Let’s take a look at the simpler graph from before again:

If we were to start our traversal from node A, the depth first traversal, which, as the name says, goes into depth when traversing, would traverse the nodes e.g. in the following order:

A -> B -> D -> E -> C

This is because depth first traversal traverses along the edges of the last visited node first. In other words, depth first traversal maintains a stack, such that any edges from newly visited nodes are added at the top of the stack.

If we were to traverse from node A using breadth first traversal, the order would e.g. be the following:

A -> B -> C -> E -> D

This is because breadth first traversal traverses along the edges of the first visited node first. In other words, breadth first traversal maintains a queue, such that any edges from newly visited nodes are added at the end of the queue.
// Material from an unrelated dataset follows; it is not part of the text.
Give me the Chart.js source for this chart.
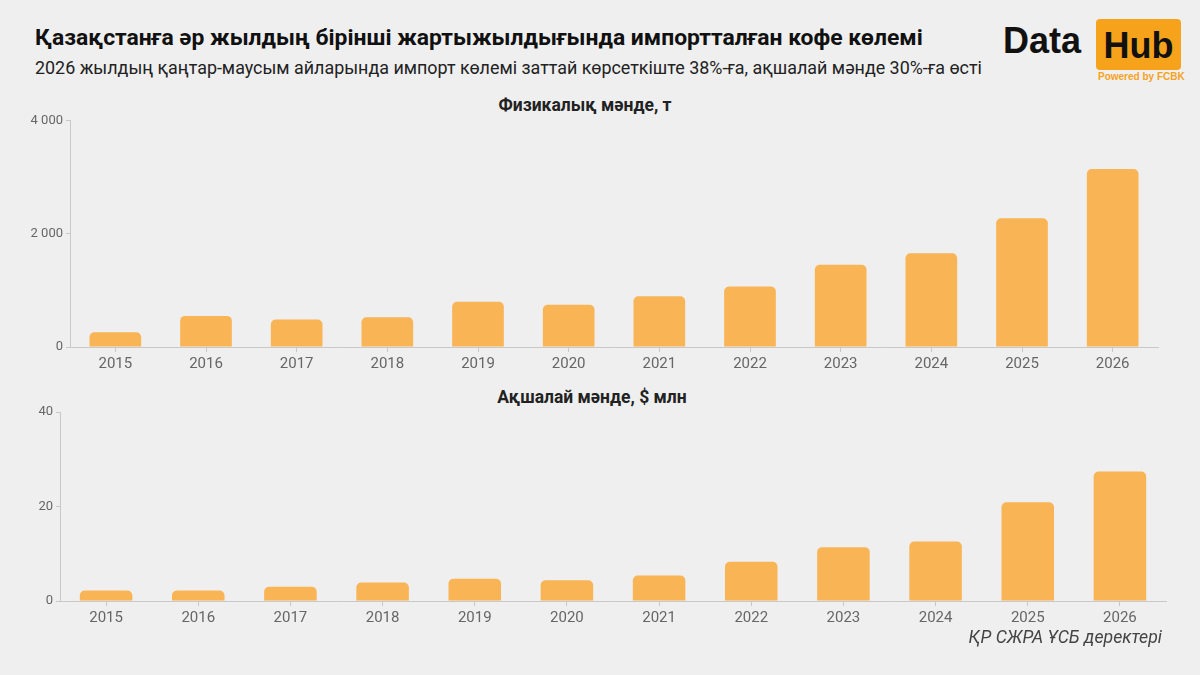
<!DOCTYPE html>
<html>
<head>
<meta charset="utf-8">
<script src="https://cdn.jsdelivr.net/npm/chart.js@4/dist/chart.umd.min.js"></script>
<style>
  html, body { margin: 0; padding: 0; }
  body {
    width: 1200px; height: 675px; position: relative; overflow: hidden;
    background: #efefef; font-family: Roboto, sans-serif;
  }
  .abs { position: absolute; white-space: nowrap; }
  #title { left: 35px; top: 24px; font-size: 22.9px; font-weight: 700; color: #111; }
  #subtitle { left: 35px; top: 57px; font-size: 17.9px; color: #222; }
  .panel-title { font-size: 17.5px; font-weight: 700; color: #222; transform: translateX(-50%); }
  #source { right: 38px; top: 627px; font-size: 17.7px; font-style: italic; color: #444; }
  #logo-data { left: 1003px; top: 20px; font-size: 36px; font-weight: 700; color: #111; font-family: "Liberation Sans", Arial, sans-serif; }
  #logo-hub {
    left: 1096px; top: 19px; width: 85px; height: 51px; border-radius: 4px;
    background: #f7a21b; color: #111; font-size: 36px; font-weight: 700;
    text-align: center; line-height: 54px; font-family: "Liberation Sans", Arial, sans-serif;
  }
  #logo-powered { left: 1098px; top: 71px; font-size: 10px; font-weight: 700; color: #f7a21b; font-family: "Liberation Sans", Arial, sans-serif; }
  .chart-box { position: absolute; left: 0; width: 1200px; }
</style>
</head>
<body>
<div class="abs" id="title">Қазақстанға әр жылдың бірінші жартыжылдығында импортталған кофе көлемі</div>
<div class="abs" id="subtitle">2026 жылдың қаңтар-маусым айларында импорт көлемі заттай көрсеткіште 38%-ға, ақшалай мәнде 30%-ға өсті</div>

<div class="abs" id="logo-data">Data</div>
<div class="abs" id="logo-hub">Hub</div>
<div class="abs" id="logo-powered">Powered by FCBK</div>

<div class="abs panel-title" style="left:585px; top:95px;">Физикалық мәнде, т</div>
<div class="chart-box" style="top:110px; height:267px;"><canvas id="volume-chart"></canvas></div>

<div class="abs panel-title" style="left:592px; top:387px;">Ақшалай мәнде, $ млн</div>
<div class="chart-box" style="top:400px; height:231px;"><canvas id="value-chart"></canvas></div>

<div class="abs" id="source">ҚР СЖРА ҰСБ деректері</div>

<script>
  // Data.
  const years = ['2015', '2016', '2017', '2018', '2019', '2020', '2021', '2022', '2023', '2024', '2025', '2026'];
  const volumeTonnes = [261, 550, 487, 527, 800, 748, 898, 1071, 1454, 1657, 2278, 3148];
  const valueUsdMln = [2.2, 2.2, 3.0, 3.9, 4.7, 4.4, 5.4, 8.3, 11.4, 12.6, 20.9, 27.4];
  const volumeTicks = [0, 2000, 4000];
  const valueTicks = [0, 20, 40];

  const barColor = '#f8b455';
  const tickColor = '#666';
  const lineColor = '#c8c8c8';

  Chart.defaults.font.family = 'Roboto, sans-serif';
  Chart.defaults.animation = false;

  function formatThousands(value) {
    return String(value).replace(/\B(?=(\d{3})+(?!\d))/g, ' ');
  }

  function barConfig(data, ticks, axisWidth, rightPad, topPad) {
    return {
      type: 'bar',
      data: {
        labels: years,
        datasets: [
          {
            data: data,
            backgroundColor: barColor,
            borderRadius: { topLeft: 5, topRight: 5 },
            borderSkipped: 'bottom',
            categoryPercentage: 0.57,
            barPercentage: 1,
          },
        ],
      },
      options: {
        responsive: true,
        maintainAspectRatio: false,
        layout: {
          padding: { left: 0, right: rightPad, top: topPad, bottom: 0 },
        },
        plugins: {
          legend: { display: false },
          tooltip: { enabled: false },
          title: { display: false },
        },
        scales: {
          x: {
            grid: { offset: false, drawOnChartArea: false, drawTicks: true, tickLength: 5, color: lineColor },
            border: { display: true, color: lineColor },
            ticks: { color: tickColor, font: { size: 15 }, padding: 3 },
            afterFit: (scale) => { scale.height = 30; },
          },
          y: {
            min: ticks[0],
            max: ticks[ticks.length - 1],
            afterBuildTicks: (scale) => {
              scale.ticks = ticks.map((v) => ({ value: v }));
            },
            grid: { drawOnChartArea: false, drawTicks: true, tickLength: 4, color: lineColor },
            border: { display: true, color: lineColor },
            ticks: {
              color: tickColor,
              font: { size: 13 },
              padding: 3,
              callback: (value) => formatThousands(value),
            },
            afterFit: (scale) => { scale.width = axisWidth; },
          },
        },
      },
    };
  }

  let volumeChart = new Chart(document.getElementById('volume-chart'),
    barConfig(volumeTonnes, volumeTicks, 70, 42, 8));

  let valueChart = new Chart(document.getElementById('value-chart'),
    barConfig(valueUsdMln, valueTicks, 60, 34, 12));
</script>
</body>
</html>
In Python, a simple list can function either as a stack or a queue, with the pop() member function being able to return (and remove) either the first or the last element of the list, and the insert() and append() functions being able to add elements either the beginning or the end of the list, though Python also has more specific data structures that can be used such as collections.deque.

Finding out whether node B is either directly or indirectly dependent of node A is then a matter of traversing the graph from node A. If node B is encountered, it depends on node A.

Exercise: Using your dictionary describing the dependencies in a dot graph, write a traversal function to check if a node is a child node of another. You can use either depth first or breadth first search.

You may recall that function calls are also stored in a stack, such that the computer (or virtual machine) knows where to jump to after a function has finished. This correctly implies that we can implement the depth first search recursively, i.e. instead of having our explicit stack we simply call a recursive function that does the search for us.

Exercise: Implement depth first search using recursion.

We should now have all the pieces we need to finish our program.

Exercise: Finish the program to remove unnecessary edges. See the pseudocode above for the principle. Use your traversal function to determine whether a node depends on another.

By the way, the Graphviz suite also includes a tool called “tred” which performs transitive reduction similarly to our code. You can use this to validate the output of your program.

Exercise: Look up the source code for “tred” in the Graphviz source.